What needs to be done
Repeat all the material exactly; pictures stay out of your copy.
—————
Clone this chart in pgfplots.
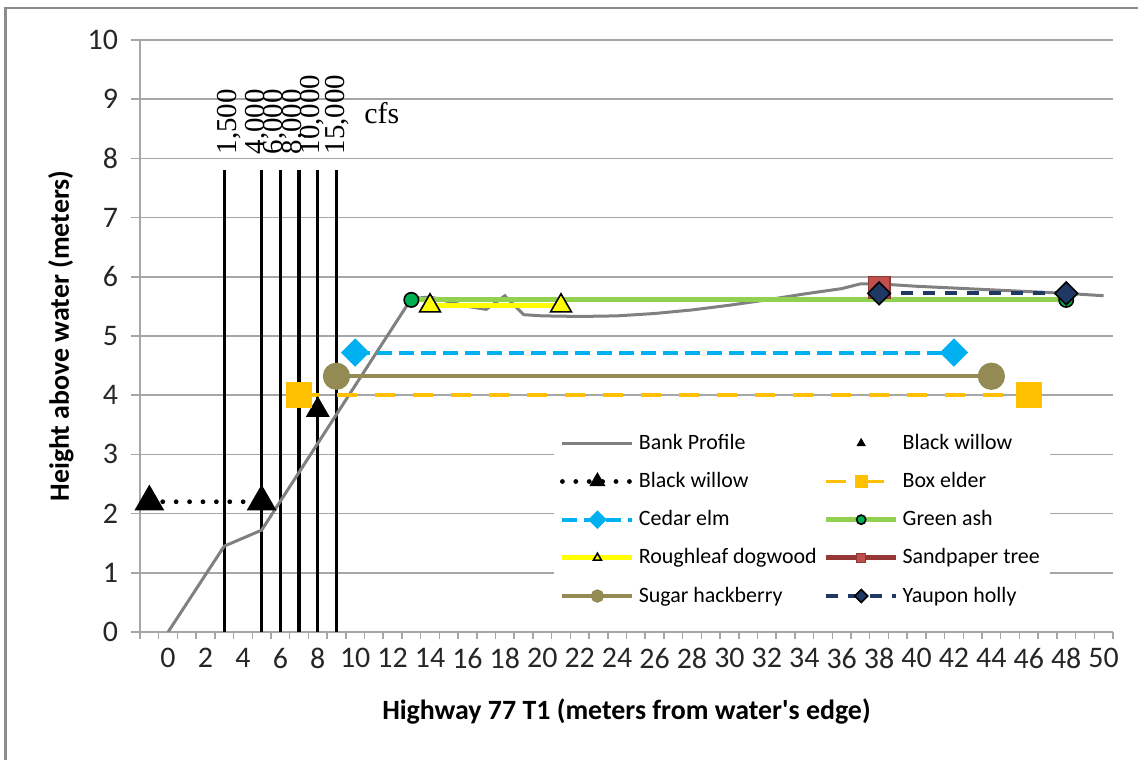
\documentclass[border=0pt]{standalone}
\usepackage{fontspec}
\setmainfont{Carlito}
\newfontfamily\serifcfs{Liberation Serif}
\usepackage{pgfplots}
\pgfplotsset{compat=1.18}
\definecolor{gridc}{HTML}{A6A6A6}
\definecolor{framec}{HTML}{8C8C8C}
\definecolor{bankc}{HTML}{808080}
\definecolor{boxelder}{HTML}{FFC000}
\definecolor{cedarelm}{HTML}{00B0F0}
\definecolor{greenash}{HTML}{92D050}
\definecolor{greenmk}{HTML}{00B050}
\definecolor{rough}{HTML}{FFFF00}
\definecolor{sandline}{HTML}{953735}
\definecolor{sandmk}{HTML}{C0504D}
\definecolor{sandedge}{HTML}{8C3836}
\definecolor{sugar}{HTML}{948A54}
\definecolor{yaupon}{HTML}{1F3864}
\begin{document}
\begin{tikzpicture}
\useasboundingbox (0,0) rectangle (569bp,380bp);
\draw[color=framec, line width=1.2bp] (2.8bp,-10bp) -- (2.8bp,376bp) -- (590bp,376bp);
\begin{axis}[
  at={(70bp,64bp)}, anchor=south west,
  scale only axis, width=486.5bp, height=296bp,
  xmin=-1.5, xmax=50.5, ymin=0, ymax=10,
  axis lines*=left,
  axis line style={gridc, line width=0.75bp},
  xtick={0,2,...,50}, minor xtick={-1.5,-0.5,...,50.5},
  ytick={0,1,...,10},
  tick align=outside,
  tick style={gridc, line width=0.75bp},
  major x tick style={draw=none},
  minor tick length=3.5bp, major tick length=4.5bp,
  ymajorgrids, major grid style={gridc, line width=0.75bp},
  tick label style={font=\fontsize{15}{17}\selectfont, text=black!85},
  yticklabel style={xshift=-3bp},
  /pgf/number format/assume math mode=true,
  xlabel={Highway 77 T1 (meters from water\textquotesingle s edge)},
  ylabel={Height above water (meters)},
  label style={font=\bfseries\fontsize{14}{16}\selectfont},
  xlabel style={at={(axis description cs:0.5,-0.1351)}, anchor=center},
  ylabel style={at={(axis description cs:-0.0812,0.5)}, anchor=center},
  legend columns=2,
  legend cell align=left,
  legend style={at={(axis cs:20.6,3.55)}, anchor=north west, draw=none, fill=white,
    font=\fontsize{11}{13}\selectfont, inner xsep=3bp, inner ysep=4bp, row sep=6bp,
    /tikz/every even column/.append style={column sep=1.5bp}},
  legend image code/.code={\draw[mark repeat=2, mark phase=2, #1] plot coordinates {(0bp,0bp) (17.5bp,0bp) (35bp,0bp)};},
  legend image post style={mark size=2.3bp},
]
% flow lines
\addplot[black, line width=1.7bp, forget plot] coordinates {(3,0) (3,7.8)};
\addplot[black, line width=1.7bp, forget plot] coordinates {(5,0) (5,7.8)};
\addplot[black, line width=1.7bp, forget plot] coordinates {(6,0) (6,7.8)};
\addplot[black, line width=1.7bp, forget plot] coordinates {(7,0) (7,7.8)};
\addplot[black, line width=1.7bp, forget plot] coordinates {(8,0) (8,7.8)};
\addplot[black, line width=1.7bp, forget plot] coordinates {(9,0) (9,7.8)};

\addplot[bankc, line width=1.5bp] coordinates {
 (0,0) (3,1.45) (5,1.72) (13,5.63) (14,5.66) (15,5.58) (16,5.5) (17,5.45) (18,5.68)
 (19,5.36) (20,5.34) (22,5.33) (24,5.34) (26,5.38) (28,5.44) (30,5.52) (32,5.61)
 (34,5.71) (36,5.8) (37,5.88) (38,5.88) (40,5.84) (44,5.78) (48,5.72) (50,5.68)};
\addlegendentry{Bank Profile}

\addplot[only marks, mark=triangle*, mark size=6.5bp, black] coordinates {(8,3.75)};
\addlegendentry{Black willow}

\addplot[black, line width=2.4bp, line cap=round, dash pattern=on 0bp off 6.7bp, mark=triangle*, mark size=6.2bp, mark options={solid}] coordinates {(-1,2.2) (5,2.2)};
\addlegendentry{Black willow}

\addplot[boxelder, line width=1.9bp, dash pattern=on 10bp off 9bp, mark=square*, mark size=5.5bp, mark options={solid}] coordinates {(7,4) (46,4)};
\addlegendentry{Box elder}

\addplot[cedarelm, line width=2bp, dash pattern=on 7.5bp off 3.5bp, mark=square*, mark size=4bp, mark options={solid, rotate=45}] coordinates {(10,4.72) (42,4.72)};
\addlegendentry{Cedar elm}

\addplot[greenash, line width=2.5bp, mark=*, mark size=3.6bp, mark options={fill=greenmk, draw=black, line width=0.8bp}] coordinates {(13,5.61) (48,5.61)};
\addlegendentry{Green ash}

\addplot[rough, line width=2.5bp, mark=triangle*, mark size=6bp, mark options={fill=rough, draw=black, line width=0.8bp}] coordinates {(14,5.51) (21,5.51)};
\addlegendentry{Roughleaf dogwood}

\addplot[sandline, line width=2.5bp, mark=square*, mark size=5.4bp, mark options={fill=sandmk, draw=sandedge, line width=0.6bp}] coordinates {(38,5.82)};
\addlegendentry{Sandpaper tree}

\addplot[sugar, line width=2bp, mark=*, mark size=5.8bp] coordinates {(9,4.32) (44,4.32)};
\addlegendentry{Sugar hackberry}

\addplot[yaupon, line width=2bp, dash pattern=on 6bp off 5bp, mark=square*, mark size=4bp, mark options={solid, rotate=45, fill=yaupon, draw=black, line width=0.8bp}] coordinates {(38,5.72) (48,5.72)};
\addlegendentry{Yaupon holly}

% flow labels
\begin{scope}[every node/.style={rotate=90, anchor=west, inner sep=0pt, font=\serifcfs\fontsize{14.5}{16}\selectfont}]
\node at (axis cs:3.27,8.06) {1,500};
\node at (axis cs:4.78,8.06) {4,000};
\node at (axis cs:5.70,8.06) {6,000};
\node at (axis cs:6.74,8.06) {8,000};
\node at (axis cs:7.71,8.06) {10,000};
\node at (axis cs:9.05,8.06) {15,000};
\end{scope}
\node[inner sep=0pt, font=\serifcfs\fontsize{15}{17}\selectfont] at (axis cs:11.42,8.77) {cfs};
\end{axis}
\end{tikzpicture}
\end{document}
—————
The result
Clone this chart in pgfplots.
\documentclass[border=0pt]{standalone}
\usepackage{fontspec}
\setmainfont{Carlito}
\newfontfamily\serifcfs{Liberation Serif}
\usepackage{pgfplots}
\pgfplotsset{compat=1.18}
\definecolor{gridc}{HTML}{A6A6A6}
\definecolor{framec}{HTML}{8C8C8C}
\definecolor{bankc}{HTML}{808080}
\definecolor{boxelder}{HTML}{FFC000}
\definecolor{cedarelm}{HTML}{00B0F0}
\definecolor{greenash}{HTML}{92D050}
\definecolor{greenmk}{HTML}{00B050}
\definecolor{rough}{HTML}{FFFF00}
\definecolor{sandline}{HTML}{953735}
\definecolor{sandmk}{HTML}{C0504D}
\definecolor{sandedge}{HTML}{8C3836}
\definecolor{sugar}{HTML}{948A54}
\definecolor{yaupon}{HTML}{1F3864}
\begin{document}
\begin{tikzpicture}
\useasboundingbox (0,0) rectangle (569bp,380bp);
\draw[color=framec, line width=1.2bp] (2.8bp,-10bp) -- (2.8bp,376bp) -- (590bp,376bp);
\begin{axis}[
  at={(70bp,64bp)}, anchor=south west,
  scale only axis, width=486.5bp, height=296bp,
  xmin=-1.5, xmax=50.5, ymin=0, ymax=10,
  axis lines*=left,
  axis line style={gridc, line width=0.75bp},
  xtick={0,2,...,50}, minor xtick={-1.5,-0.5,...,50.5},
  ytick={0,1,...,10},
  tick align=outside,
  tick style={gridc, line width=0.75bp},
  major x tick style={draw=none},
  minor tick length=3.5bp, major tick length=4.5bp,
  ymajorgrids, major grid style={gridc, line width=0.75bp},
  tick label style={font=\fontsize{15}{17}\selectfont, text=black!85},
  yticklabel style={xshift=-3bp},
  /pgf/number format/assume math mode=true,
  xlabel={Highway 77 T1 (meters from water\textquotesingle s edge)},
  ylabel={Height above water (meters)},
  label style={font=\bfseries\fontsize{14}{16}\selectfont},
  xlabel style={at={(axis description cs:0.5,-0.1351)}, anchor=center},
  ylabel style={at={(axis description cs:-0.0812,0.5)}, anchor=center},
  legend columns=2,
  legend cell align=left,
  legend style={at={(axis cs:20.6,3.55)}, anchor=north west, draw=none, fill=white,
    font=\fontsize{11}{13}\selectfont, inner xsep=3bp, inner ysep=4bp, row sep=6bp,
    /tikz/every even column/.append style={column sep=1.5bp}},
  legend image code/.code={\draw[mark repeat=2, mark phase=2, #1] plot coordinates {(0bp,0bp) (17.5bp,0bp) (35bp,0bp)};},
  legend image post style={mark size=2.3bp},
]
% flow lines
\addplot[black, line width=1.7bp, forget plot] coordinates {(3,0) (3,7.8)};
\addplot[black, line width=1.7bp, forget plot] coordinates {(5,0) (5,7.8)};
\addplot[black, line width=1.7bp, forget plot] coordinates {(6,0) (6,7.8)};
\addplot[black, line width=1.7bp, forget plot] coordinates {(7,0) (7,7.8)};
\addplot[black, line width=1.7bp, forget plot] coordinates {(8,0) (8,7.8)};
\addplot[black, line width=1.7bp, forget plot] coordinates {(9,0) (9,7.8)};

\addplot[bankc, line width=1.5bp] coordinates {
 (0,0) (3,1.45) (5,1.72) (13,5.63) (14,5.66) (15,5.58) (16,5.5) (17,5.45) (18,5.68)
 (19,5.36) (20,5.34) (22,5.33) (24,5.34) (26,5.38) (28,5.44) (30,5.52) (32,5.61)
 (34,5.71) (36,5.8) (37,5.88) (38,5.88) (40,5.84) (44,5.78) (48,5.72) (50,5.68)};
\addlegendentry{Bank Profile}

\addplot[only marks, mark=triangle*, mark size=6.5bp, black] coordinates {(8,3.75)};
\addlegendentry{Black willow}

\addplot[black, line width=2.4bp, line cap=round, dash pattern=on 0bp off 6.7bp, mark=triangle*, mark size=6.2bp, mark options={solid}] coordinates {(-1,2.2) (5,2.2)};
\addlegendentry{Black willow}

\addplot[boxelder, line width=1.9bp, dash pattern=on 10bp off 9bp, mark=square*, mark size=5.5bp, mark options={solid}] coordinates {(7,4) (46,4)};
\addlegendentry{Box elder}

\addplot[cedarelm, line width=2bp, dash pattern=on 7.5bp off 3.5bp, mark=square*, mark size=4bp, mark options={solid, rotate=45}] coordinates {(10,4.72) (42,4.72)};
\addlegendentry{Cedar elm}

\addplot[greenash, line width=2.5bp, mark=*, mark size=3.6bp, mark options={fill=greenmk, draw=black, line width=0.8bp}] coordinates {(13,5.61) (48,5.61)};
\addlegendentry{Green ash}

\addplot[rough, line width=2.5bp, mark=triangle*, mark size=6bp, mark options={fill=rough, draw=black, line width=0.8bp}] coordinates {(14,5.51) (21,5.51)};
\addlegendentry{Roughleaf dogwood}

\addplot[sandline, line width=2.5bp, mark=square*, mark size=5.4bp, mark options={fill=sandmk, draw=sandedge, line width=0.6bp}] coordinates {(38,5.82)};
\addlegendentry{Sandpaper tree}

\addplot[sugar, line width=2bp, mark=*, mark size=5.8bp] coordinates {(9,4.32) (44,4.32)};
\addlegendentry{Sugar hackberry}

\addplot[yaupon, line width=2bp, dash pattern=on 6bp off 5bp, mark=square*, mark size=4bp, mark options={solid, rotate=45, fill=yaupon, draw=black, line width=0.8bp}] coordinates {(38,5.72) (48,5.72)};
\addlegendentry{Yaupon holly}

% flow labels
\begin{scope}[every node/.style={rotate=90, anchor=west, inner sep=0pt, font=\serifcfs\fontsize{14.5}{16}\selectfont}]
\node at (axis cs:3.27,8.06) {1,500};
\node at (axis cs:4.78,8.06) {4,000};
\node at (axis cs:5.70,8.06) {6,000};
\node at (axis cs:6.74,8.06) {8,000};
\node at (axis cs:7.71,8.06) {10,000};
\node at (axis cs:9.05,8.06) {15,000};
\end{scope}
\node[inner sep=0pt, font=\serifcfs\fontsize{15}{17}\selectfont] at (axis cs:11.42,8.77) {cfs};
\end{axis}
\end{tikzpicture}
\end{document}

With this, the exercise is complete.